What to work on
Using the material below, repeat exactly the lines from the one with "What Bokeh code" through the one with "p.title.standoff = 34", ends included, without any images.

Data provided
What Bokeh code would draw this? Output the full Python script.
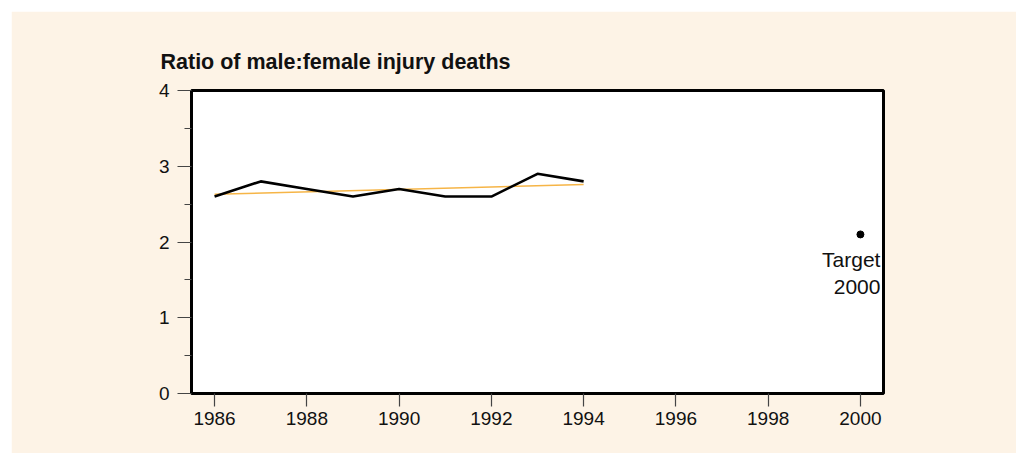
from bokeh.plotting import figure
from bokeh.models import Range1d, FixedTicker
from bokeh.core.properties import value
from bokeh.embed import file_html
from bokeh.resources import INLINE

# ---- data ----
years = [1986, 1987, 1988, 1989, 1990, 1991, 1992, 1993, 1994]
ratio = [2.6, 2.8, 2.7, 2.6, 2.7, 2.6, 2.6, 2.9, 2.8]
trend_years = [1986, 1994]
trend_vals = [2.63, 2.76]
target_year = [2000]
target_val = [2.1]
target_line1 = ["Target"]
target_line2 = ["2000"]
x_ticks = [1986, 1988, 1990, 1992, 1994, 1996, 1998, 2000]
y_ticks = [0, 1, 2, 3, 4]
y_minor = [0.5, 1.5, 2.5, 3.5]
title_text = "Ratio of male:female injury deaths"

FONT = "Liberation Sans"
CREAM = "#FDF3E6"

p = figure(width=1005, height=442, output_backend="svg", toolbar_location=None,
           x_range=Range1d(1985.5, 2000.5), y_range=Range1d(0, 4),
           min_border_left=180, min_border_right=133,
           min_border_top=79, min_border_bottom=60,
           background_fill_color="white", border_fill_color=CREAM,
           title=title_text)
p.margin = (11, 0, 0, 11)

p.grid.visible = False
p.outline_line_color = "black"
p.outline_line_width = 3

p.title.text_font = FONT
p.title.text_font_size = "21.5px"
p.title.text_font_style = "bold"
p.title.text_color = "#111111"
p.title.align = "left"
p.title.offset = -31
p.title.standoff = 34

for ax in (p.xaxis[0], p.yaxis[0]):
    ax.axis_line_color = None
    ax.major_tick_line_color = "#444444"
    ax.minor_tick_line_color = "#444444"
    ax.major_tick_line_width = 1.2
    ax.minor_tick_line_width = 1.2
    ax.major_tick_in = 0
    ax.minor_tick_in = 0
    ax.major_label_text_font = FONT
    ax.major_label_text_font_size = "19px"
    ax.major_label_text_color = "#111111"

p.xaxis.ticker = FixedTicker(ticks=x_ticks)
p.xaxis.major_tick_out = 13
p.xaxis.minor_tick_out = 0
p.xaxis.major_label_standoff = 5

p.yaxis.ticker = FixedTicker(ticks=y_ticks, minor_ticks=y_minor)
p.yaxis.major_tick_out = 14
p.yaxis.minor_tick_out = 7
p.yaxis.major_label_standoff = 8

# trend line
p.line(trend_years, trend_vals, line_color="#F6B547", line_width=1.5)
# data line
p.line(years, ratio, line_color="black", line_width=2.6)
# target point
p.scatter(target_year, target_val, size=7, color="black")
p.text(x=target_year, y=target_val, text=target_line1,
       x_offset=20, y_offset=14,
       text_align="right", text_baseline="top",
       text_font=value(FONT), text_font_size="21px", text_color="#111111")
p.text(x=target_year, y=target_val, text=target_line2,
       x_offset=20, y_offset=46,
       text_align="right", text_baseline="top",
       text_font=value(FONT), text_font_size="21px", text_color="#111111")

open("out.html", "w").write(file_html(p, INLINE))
==
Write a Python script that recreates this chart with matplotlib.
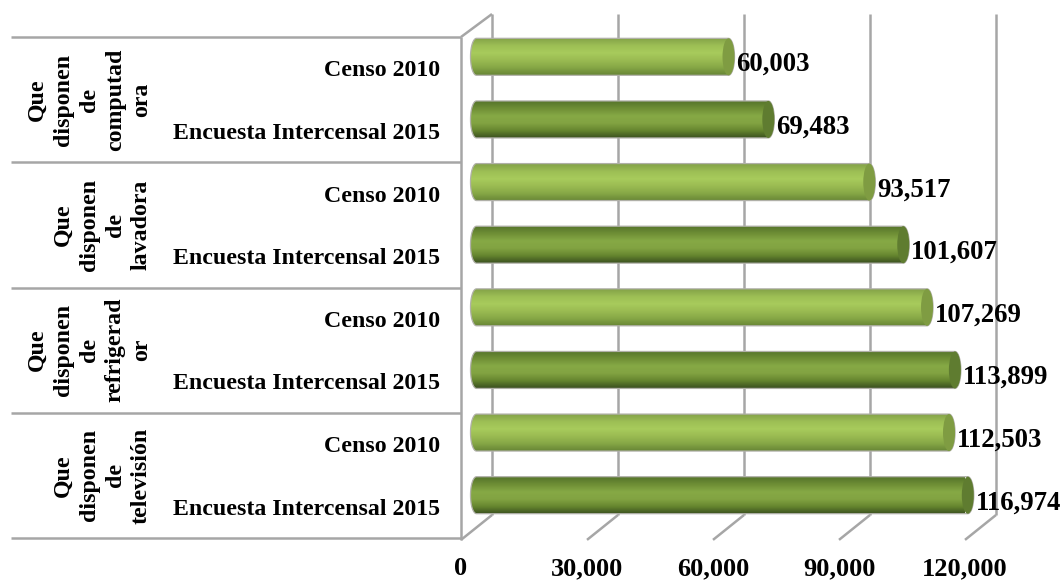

The output
What Bokeh code would draw this? Output the full Python script.
from bokeh.plotting import figure
from bokeh.models import Range1d, FixedTicker
from bokeh.core.properties import value
from bokeh.embed import file_html
from bokeh.resources import INLINE

# ---- data ----
years = [1986, 1987, 1988, 1989, 1990, 1991, 1992, 1993, 1994]
ratio = [2.6, 2.8, 2.7, 2.6, 2.7, 2.6, 2.6, 2.9, 2.8]
trend_years = [1986, 1994]
trend_vals = [2.63, 2.76]
target_year = [2000]
target_val = [2.1]
target_line1 = ["Target"]
target_line2 = ["2000"]
x_ticks = [1986, 1988, 1990, 1992, 1994, 1996, 1998, 2000]
y_ticks = [0, 1, 2, 3, 4]
y_minor = [0.5, 1.5, 2.5, 3.5]
title_text = "Ratio of male:female injury deaths"

FONT = "Liberation Sans"
CREAM = "#FDF3E6"

p = figure(width=1005, height=442, output_backend="svg", toolbar_location=None,
           x_range=Range1d(1985.5, 2000.5), y_range=Range1d(0, 4),
           min_border_left=180, min_border_right=133,
           min_border_top=79, min_border_bottom=60,
           background_fill_color="white", border_fill_color=CREAM,
           title=title_text)
p.margin = (11, 0, 0, 11)

p.grid.visible = False
p.outline_line_color = "black"
p.outline_line_width = 3

p.title.text_font = FONT
p.title.text_font_size = "21.5px"
p.title.text_font_style = "bold"
p.title.text_color = "#111111"
p.title.align = "left"
p.title.offset = -31
p.title.standoff = 34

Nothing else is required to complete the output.